Each line of the material below that holds the word "code" needs to be copied.

> **Information supplied**
>> Begin
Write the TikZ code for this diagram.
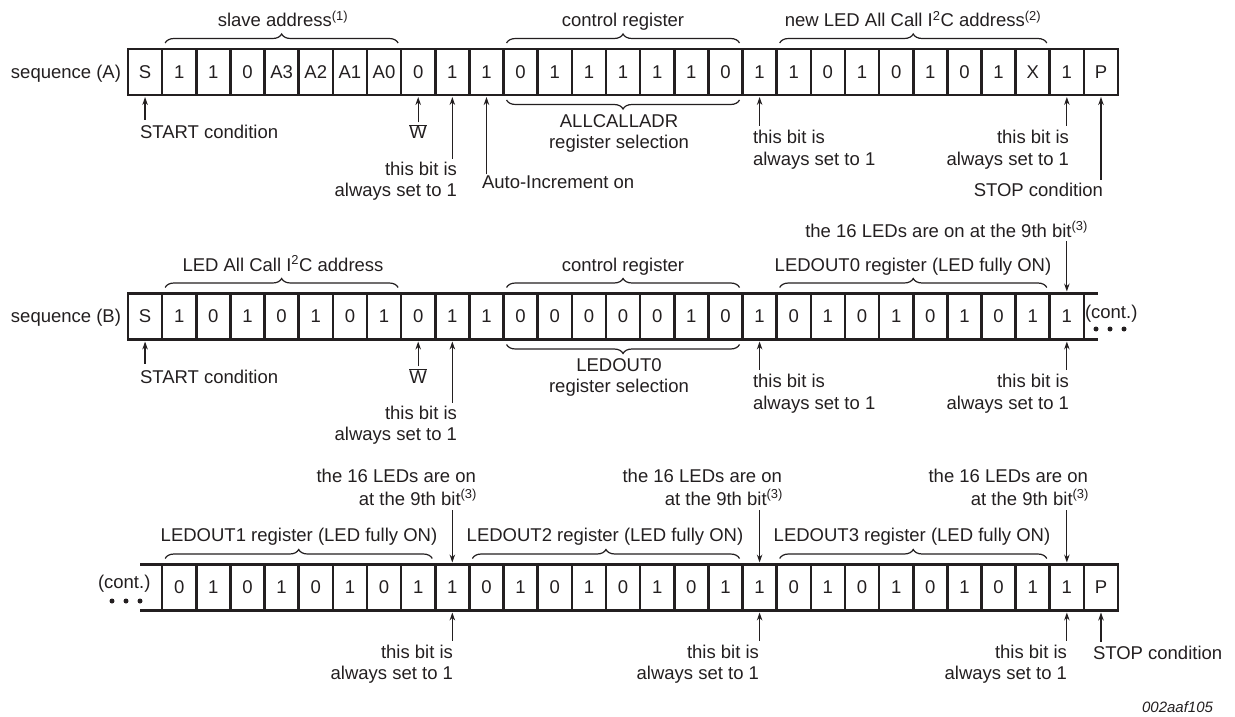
\documentclass[tikz,border=0pt]{standalone}
\usepackage{fontspec}
\setmainfont{Liberation Sans}
\usetikzlibrary{arrows.meta,decorations.pathreplacing,calc}
\definecolor{ink}{HTML}{231F20}
\begin{document}
\begin{tikzpicture}[x=1pt,y=1pt,
  every node/.style={font=\fontsize{18.5}{21}\selectfont, text=ink, inner sep=0pt, outer sep=0pt},
  bitbox/.style={draw=ink, line width=2.6pt, minimum width=34.14pt, minimum height=46pt, anchor=center},
  lbl/.style={anchor=base},
  lblL/.style={anchor=base west},
  lblR/.style={anchor=base east},
  arr/.style={draw=ink, line width=1.2pt, -{Stealth[length=8pt,width=5.5pt]}, shorten >=2pt},
  brc/.style={draw=ink, line width=1.2pt, decorate, decoration={brace, amplitude=9pt}},
  rowline/.style={draw=ink, line width=2.6pt},
  dot/.style={fill=ink, circle, minimum size=5pt}
]
\useasboundingbox (0,0) rectangle (1235,-717);

% ---------- row A ----------
\foreach \t [count=\i from 0] in {S,1,1,0,A3,A2,A1,A0,0,1,1,0,1,1,1,1,1,0,1,1,0,1,0,1,0,1,X,1,P}
  \node[bitbox] (A\i) at ({128+34.14*(\i+0.5)},-72) {\t};
\node[lblR] (seqA) at (121,-78) {sequence (A)};
\node[lbl] (labSlave) at (283,-27) {slave address\textsuperscript{(1)}};
\node[lbl] (labCtrlA) at (623,-27) {control register};
\node[lbl] (labNewA) at (913,-27) {new LED All Call I\textsuperscript{2}C address\textsuperscript{(2)}};
\draw[brc] ($(A1.north west)+(3,6)$) -- ($(A7.north east)+(-3,6)$);
\draw[brc] ($(A11.north west)+(3,6)$) -- ($(A17.north east)+(-3,6)$);
\draw[brc] ($(A19.north west)+(3,6)$) -- ($(A26.north east)+(-3,6)$);
\draw[brc] ($(A17.south east)+(-3,-5)$) -- ($(A11.south west)+(3,-5)$);
\node[lblL] (startA) at (140,-139) {START condition};
\node[lbl] (wA) at (418,-139) {$\overline{\mbox{W}}$};
\node[lblR] (a9a) at (457,-175) {this bit is};
\node[lblR] (a9b) at (457,-196) {always set to 1};
\node[lblL] (autoA) at (482,-188) {Auto-Increment on};
\node[lbl] (allc1) at (619,-127) {ALLCALLADR};
\node[lbl] (allc2) at (619,-148) {register selection};
\node[lblL] (a18a) at (753,-143) {this bit is};
\node[lblL] (a18b) at (753,-165) {always set to 1};
\node[lblR] (a27a) at (1069,-143) {this bit is};
\node[lblR] (a27b) at (1069,-165) {always set to 1};
\node[lblR] (stopA) at (1103,-196) {STOP condition};
\draw[arr] ($(A0.south |- startA.north)+(0,6)$) -- (A0.south);
\draw[arr] ($(A8.south |- wA.north)+(0,2)$) -- (A8.south);
\draw[arr] ($(A9.south |- a9a.north)+(0,3)$) -- (A9.south);
\draw[arr] ($(A10.south |- autoA.north)+(0,1)$) -- (A10.south);
\draw[arr] ($(A18.south |- a18a.north)+(0,4)$) -- (A18.south);
\draw[arr] ($(A27.south |- a27a.north)+(0,4)$) -- (A27.south);
\draw[arr] ($(A28.south |- stopA.north)+(0,3)$) -- (A28.south);

% ---------- row B ----------
\foreach \t [count=\i from 0] in {S,1,0,1,0,1,0,1,0,1,1,0,0,0,0,0,1,0,1,0,1,0,1,0,1,0,1,1}
  \node[bitbox] (B\i) at ({128+34.14*(\i+0.5)},-316.5) {\t};
\draw[rowline] (B27.north east) -- ++(14,0);
\draw[rowline] (B27.south east) -- ++(14,0);
\node[lblR] (seqB) at (121,-322) {sequence (B)};
\node[lbl] (labLedB) at (283,-271) {LED All Call I\textsuperscript{2}C address};
\node[lbl] (labCtrlB) at (623,-271) {control register};
\node[lbl] (labOut0) at (913,-271) {LEDOUT0 register (LED fully ON)};
\node[lblR] (on9B) at (1088,-237) {the 16 LEDs are on at the 9th bit\textsuperscript{(3)}};
\draw[brc] ($(B1.north west)+(3,6)$) -- ($(B7.north east)+(-3,6)$);
\draw[brc] ($(B11.north west)+(3,6)$) -- ($(B17.north east)+(-3,6)$);
\draw[brc] ($(B19.north west)+(3,6)$) -- ($(B26.north east)+(-3,6)$);
\draw[brc] ($(B17.south east)+(-3,-5)$) -- ($(B11.south west)+(3,-5)$);
\node[lblL] (startB) at (140,-383) {START condition};
\node[lbl] (wB) at (418,-383) {$\overline{\mbox{W}}$};
\node[lblR] (b9a) at (457,-419) {this bit is};
\node[lblR] (b9b) at (457,-440) {always set to 1};
\node[lbl] (out0a) at (619,-371) {LEDOUT0};
\node[lbl] (out0b) at (619,-392) {register selection};
\node[lblL] (b18a) at (753,-387) {this bit is};
\node[lblL] (b18b) at (753,-409) {always set to 1};
\node[lblR] (b27a) at (1069,-387) {this bit is};
\node[lblR] (b27b) at (1069,-409) {always set to 1};
\node[lblL] (contB) at (1085,-318) {(cont.)};
\node[dot] (dB1) at (1096,-329) {};
\node[dot] (dB2) at (1110,-329) {};
\node[dot] (dB3) at (1124,-329) {};
\draw[arr] ($(B27.north |- on9B.south)+(0,-4)$) -- (B27.north);
\draw[arr] ($(B0.south |- startB.north)+(0,6)$) -- (B0.south);
\draw[arr] ($(B8.south |- wB.north)+(0,2)$) -- (B8.south);
\draw[arr] ($(B9.south |- b9a.north)+(0,3)$) -- (B9.south);
\draw[arr] ($(B18.south |- b18a.north)+(0,4)$) -- (B18.south);
\draw[arr] ($(B27.south |- b27a.north)+(0,4)$) -- (B27.south);

% ---------- row C ----------
\foreach \t [count=\i from 1] in {0,1,0,1,0,1,0,1,1,0,1,0,1,0,1,0,1,1,0,1,0,1,0,1,0,1,1,P}
  \node[bitbox] (C\i) at ({128+34.14*(\i+0.5)},-587.5) {\t};
\draw[rowline] (C1.north west) -- ++(-22,0);
\draw[rowline] (C1.south west) -- ++(-22,0);
\node[lblL] (contC) at (98,-588) {(cont.)};
\node[dot] (dC1) at (112,-601) {};
\node[dot] (dC2) at (126,-601) {};
\node[dot] (dC3) at (140,-601) {};
\node[lbl] (labOut1) at (299,-541) {LEDOUT1 register (LED fully ON)};
\node[lbl] (labOut2) at (605,-541) {LEDOUT2 register (LED fully ON)};
\node[lbl] (labOut3) at (912,-541) {LEDOUT3 register (LED fully ON)};
\draw[brc] ($(C1.north west)+(3,6)$) -- ($(C8.north east)+(-3,6)$);
\draw[brc] ($(C10.north west)+(3,6)$) -- ($(C17.north east)+(-3,6)$);
\draw[brc] ($(C19.north west)+(3,6)$) -- ($(C26.north east)+(-3,6)$);
\node[lblR] (c9t) at (476,-482) {the 16 LEDs are on};
\node[lblR] (c9u) at (477,-505) {at the 9th bit\textsuperscript{(3)}};
\node[lblR] (c18t) at (782,-482) {the 16 LEDs are on};
\node[lblR] (c18u) at (783,-505) {at the 9th bit\textsuperscript{(3)}};
\node[lblR] (c27t) at (1088,-482) {the 16 LEDs are on};
\node[lblR] (c27u) at (1089,-505) {at the 9th bit\textsuperscript{(3)}};
\draw[arr] ($(C9.north |- c9u.south)+(0,-5)$) -- (C9.north);
\draw[arr] ($(C18.north |- c18u.south)+(0,-5)$) -- (C18.north);
\draw[arr] ($(C27.north |- c27u.south)+(0,-5)$) -- (C27.north);
\node[lblR] (c9a) at (453,-658) {this bit is};
\node[lblR] (c9b) at (453,-679) {always set to 1};
\node[lblR] (c18a) at (759,-658) {this bit is};
\node[lblR] (c18b) at (759,-679) {always set to 1};
\node[lblR] (c27a) at (1067,-658) {this bit is};
\node[lblR] (c27b) at (1067,-679) {always set to 1};
\node[lblL] (stopC) at (1093,-659) {STOP condition};
\draw[arr] ($(C9.south |- c9a.north)+(0,4)$) -- (C9.south);
\draw[arr] ($(C18.south |- c18a.north)+(0,4)$) -- (C18.south);
\draw[arr] ($(C27.south |- c27a.north)+(0,4)$) -- (C27.south);
\draw[arr] ($(C28.south |- stopC.north)+(0,4)$) -- (C28.south);
\node[lblR] (code) at (1213,-712) {\fontsize{15}{18}\selectfont\itshape 002aaf105};
\end{tikzpicture}
\end{document}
>> End
> **Result for this exercise**
Write the TikZ code for this diagram.
\node[lblR] (code) at (1213,-712) {\fontsize{15}{18}\selectfont\itshape 002aaf105};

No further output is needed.